━━━ RECORD LIST

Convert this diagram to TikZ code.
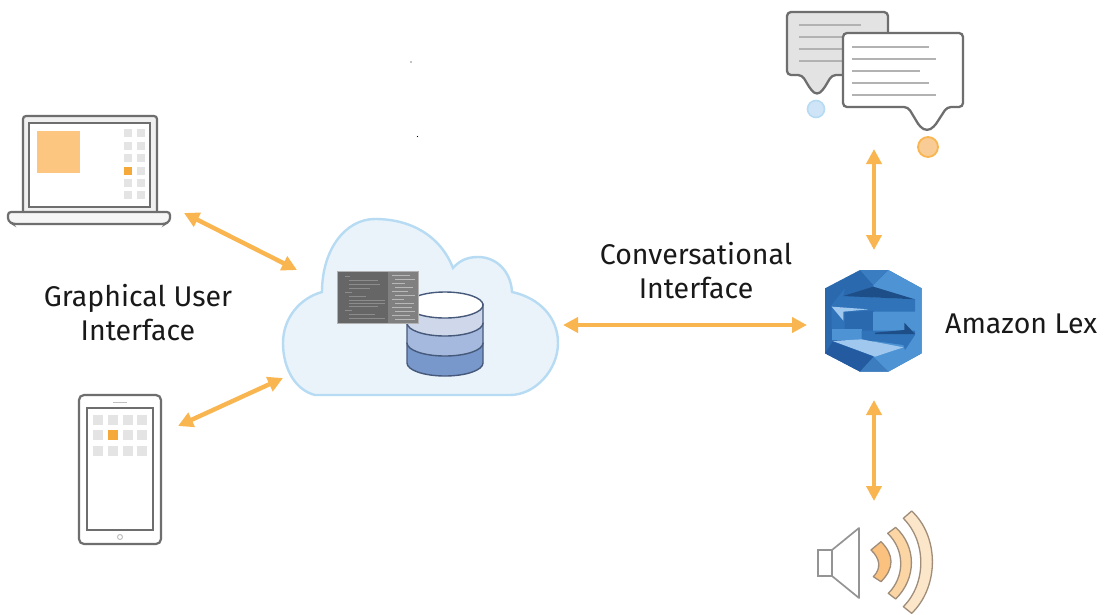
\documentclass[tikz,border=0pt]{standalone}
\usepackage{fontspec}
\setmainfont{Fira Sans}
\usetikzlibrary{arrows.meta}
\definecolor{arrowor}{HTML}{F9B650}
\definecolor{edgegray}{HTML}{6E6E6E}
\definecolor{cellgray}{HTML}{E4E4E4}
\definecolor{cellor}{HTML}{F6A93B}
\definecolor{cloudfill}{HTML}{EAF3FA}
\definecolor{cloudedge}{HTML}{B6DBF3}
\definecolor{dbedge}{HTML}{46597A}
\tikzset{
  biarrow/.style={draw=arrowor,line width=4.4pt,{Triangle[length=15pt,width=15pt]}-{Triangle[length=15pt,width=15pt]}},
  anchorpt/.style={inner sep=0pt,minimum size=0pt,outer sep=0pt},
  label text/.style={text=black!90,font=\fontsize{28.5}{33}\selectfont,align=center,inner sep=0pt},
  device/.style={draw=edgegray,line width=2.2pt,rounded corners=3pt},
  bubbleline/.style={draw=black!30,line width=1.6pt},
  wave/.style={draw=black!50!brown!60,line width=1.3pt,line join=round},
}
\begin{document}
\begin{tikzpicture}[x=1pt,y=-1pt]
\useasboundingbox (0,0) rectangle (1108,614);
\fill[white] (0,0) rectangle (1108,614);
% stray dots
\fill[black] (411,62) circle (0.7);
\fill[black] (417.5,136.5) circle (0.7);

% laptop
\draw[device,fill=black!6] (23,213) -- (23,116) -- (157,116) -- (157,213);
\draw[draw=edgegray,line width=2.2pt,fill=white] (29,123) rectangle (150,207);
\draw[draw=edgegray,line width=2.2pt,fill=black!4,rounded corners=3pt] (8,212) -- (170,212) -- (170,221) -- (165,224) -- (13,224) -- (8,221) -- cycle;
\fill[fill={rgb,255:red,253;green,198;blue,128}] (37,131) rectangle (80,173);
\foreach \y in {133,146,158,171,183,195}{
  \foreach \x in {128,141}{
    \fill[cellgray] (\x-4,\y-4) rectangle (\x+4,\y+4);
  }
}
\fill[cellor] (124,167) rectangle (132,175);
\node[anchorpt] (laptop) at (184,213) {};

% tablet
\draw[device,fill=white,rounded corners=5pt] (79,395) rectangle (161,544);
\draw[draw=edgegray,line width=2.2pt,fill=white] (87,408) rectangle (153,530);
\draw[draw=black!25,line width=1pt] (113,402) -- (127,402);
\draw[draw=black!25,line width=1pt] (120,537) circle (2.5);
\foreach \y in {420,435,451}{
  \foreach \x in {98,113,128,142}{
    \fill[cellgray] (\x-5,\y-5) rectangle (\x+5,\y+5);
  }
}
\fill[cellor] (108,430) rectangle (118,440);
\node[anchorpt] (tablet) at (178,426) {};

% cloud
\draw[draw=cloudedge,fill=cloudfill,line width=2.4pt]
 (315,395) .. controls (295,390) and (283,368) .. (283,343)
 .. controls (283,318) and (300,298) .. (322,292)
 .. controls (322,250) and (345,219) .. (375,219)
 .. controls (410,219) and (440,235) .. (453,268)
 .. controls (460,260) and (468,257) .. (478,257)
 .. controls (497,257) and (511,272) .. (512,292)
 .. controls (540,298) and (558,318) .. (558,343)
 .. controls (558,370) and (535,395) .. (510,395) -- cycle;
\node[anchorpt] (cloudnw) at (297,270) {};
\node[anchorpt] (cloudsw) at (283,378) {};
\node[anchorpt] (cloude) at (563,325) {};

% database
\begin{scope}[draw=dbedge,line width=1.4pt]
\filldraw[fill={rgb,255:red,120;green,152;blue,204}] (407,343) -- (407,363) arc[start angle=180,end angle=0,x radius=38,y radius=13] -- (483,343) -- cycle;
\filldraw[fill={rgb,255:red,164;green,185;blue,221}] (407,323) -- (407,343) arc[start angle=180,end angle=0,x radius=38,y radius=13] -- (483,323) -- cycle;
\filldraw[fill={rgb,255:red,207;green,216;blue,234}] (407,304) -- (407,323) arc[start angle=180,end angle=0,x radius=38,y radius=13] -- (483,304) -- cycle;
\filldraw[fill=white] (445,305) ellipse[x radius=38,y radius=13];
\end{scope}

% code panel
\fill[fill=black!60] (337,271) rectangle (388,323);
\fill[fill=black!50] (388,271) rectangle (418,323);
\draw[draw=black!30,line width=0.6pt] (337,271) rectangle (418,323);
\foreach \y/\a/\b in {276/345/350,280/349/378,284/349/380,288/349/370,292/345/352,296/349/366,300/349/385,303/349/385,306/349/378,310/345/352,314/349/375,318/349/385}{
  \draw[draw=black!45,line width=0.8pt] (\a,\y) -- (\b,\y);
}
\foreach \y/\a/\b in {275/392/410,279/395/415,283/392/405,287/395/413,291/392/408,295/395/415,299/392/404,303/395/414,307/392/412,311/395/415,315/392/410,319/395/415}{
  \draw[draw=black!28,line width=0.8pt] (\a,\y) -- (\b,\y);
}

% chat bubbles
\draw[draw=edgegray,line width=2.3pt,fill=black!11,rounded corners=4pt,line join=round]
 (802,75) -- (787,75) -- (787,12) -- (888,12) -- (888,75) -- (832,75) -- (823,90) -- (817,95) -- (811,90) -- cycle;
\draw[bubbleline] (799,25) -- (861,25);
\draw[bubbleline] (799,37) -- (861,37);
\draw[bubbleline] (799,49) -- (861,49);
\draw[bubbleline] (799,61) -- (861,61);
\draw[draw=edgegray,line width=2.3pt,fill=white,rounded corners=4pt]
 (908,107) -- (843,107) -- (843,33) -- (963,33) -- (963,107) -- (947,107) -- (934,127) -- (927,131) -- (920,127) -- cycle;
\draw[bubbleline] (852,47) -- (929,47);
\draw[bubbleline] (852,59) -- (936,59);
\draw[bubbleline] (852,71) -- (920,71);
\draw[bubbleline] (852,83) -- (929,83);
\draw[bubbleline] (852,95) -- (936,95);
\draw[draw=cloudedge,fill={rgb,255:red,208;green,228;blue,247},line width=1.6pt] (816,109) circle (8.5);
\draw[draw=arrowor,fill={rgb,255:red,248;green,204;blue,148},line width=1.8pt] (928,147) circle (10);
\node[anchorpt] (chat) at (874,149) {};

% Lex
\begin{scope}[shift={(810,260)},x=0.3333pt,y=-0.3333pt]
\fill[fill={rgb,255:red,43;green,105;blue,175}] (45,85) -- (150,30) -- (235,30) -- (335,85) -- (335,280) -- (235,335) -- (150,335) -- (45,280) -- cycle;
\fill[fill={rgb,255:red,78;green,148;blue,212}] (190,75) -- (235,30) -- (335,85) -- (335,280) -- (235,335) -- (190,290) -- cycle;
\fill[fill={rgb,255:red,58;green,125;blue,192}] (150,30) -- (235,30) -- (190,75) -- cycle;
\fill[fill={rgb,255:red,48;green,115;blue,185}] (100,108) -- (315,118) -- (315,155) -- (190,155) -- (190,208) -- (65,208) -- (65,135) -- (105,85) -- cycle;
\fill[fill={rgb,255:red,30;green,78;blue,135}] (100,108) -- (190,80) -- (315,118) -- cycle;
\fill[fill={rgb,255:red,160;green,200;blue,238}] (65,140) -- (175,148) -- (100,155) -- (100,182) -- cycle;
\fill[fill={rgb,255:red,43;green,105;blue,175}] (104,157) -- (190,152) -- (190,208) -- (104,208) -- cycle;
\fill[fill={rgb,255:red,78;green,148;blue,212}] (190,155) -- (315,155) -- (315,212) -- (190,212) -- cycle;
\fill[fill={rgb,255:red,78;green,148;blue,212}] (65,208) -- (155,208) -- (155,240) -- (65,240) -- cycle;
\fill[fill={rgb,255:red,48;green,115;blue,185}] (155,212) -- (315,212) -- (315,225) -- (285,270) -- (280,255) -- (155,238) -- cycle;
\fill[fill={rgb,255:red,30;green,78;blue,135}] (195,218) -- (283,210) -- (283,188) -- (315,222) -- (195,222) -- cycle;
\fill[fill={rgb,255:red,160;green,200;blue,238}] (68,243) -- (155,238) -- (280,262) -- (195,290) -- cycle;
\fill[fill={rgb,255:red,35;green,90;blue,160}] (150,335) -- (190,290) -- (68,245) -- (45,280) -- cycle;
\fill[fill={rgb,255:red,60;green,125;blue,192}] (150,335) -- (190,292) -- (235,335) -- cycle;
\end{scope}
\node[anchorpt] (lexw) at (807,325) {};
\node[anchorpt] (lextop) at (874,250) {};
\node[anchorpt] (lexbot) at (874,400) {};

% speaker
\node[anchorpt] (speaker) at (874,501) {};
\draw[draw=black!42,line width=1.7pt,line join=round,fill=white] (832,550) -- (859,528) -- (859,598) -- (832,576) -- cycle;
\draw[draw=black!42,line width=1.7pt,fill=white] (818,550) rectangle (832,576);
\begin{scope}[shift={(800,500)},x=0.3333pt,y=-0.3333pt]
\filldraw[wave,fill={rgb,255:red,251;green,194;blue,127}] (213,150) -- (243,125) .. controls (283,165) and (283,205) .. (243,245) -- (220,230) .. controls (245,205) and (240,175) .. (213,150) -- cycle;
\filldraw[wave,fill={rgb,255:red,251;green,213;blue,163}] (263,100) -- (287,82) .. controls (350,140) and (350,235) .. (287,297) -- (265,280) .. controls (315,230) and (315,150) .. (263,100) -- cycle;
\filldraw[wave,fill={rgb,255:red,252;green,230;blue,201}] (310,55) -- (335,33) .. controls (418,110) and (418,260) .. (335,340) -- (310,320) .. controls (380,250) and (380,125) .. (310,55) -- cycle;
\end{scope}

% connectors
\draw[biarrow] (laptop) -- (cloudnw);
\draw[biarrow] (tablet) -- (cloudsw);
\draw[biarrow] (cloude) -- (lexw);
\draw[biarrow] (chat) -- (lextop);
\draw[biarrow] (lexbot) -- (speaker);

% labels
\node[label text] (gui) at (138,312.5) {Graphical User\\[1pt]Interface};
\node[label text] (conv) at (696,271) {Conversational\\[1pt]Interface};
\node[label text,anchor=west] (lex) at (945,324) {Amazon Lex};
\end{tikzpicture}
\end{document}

━━━━━━
━━━ RECORD LIST

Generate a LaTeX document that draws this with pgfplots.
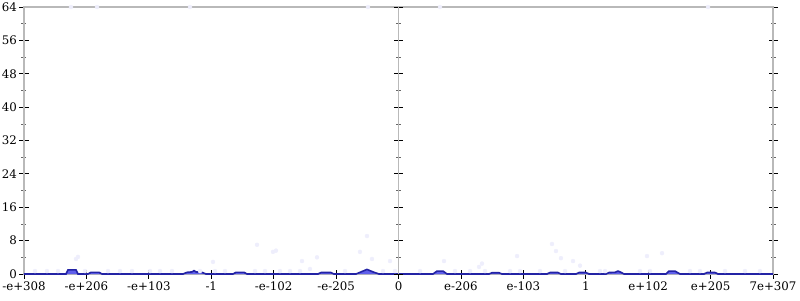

━━━━━━

→ INSTRUCTIONS FOR THE TASK
Only the lines starting at the line with "Convert this diagram to TikZ code." and ending at the line with "(417.5,136.5) circle (0.7);" should be printed again, exactly and with both ends kept; omit the pictures.

→ CORRECT OUTPUT
Convert this diagram to TikZ code.
\documentclass[tikz,border=0pt]{standalone}
\usepackage{fontspec}
\setmainfont{Fira Sans}
\usetikzlibrary{arrows.meta}
\definecolor{arrowor}{HTML}{F9B650}
\definecolor{edgegray}{HTML}{6E6E6E}
\definecolor{cellgray}{HTML}{E4E4E4}
\definecolor{cellor}{HTML}{F6A93B}
\definecolor{cloudfill}{HTML}{EAF3FA}
\definecolor{cloudedge}{HTML}{B6DBF3}
\definecolor{dbedge}{HTML}{46597A}
\tikzset{
  biarrow/.style={draw=arrowor,line width=4.4pt,{Triangle[length=15pt,width=15pt]}-{Triangle[length=15pt,width=15pt]}},
  anchorpt/.style={inner sep=0pt,minimum size=0pt,outer sep=0pt},
  label text/.style={text=black!90,font=\fontsize{28.5}{33}\selectfont,align=center,inner sep=0pt},
  device/.style={draw=edgegray,line width=2.2pt,rounded corners=3pt},
  bubbleline/.style={draw=black!30,line width=1.6pt},
  wave/.style={draw=black!50!brown!60,line width=1.3pt,line join=round},
}
\begin{document}
\begin{tikzpicture}[x=1pt,y=-1pt]
\useasboundingbox (0,0) rectangle (1108,614);
\fill[white] (0,0) rectangle (1108,614);
% stray dots
\fill[black] (411,62) circle (0.7);
\fill[black] (417.5,136.5) circle (0.7);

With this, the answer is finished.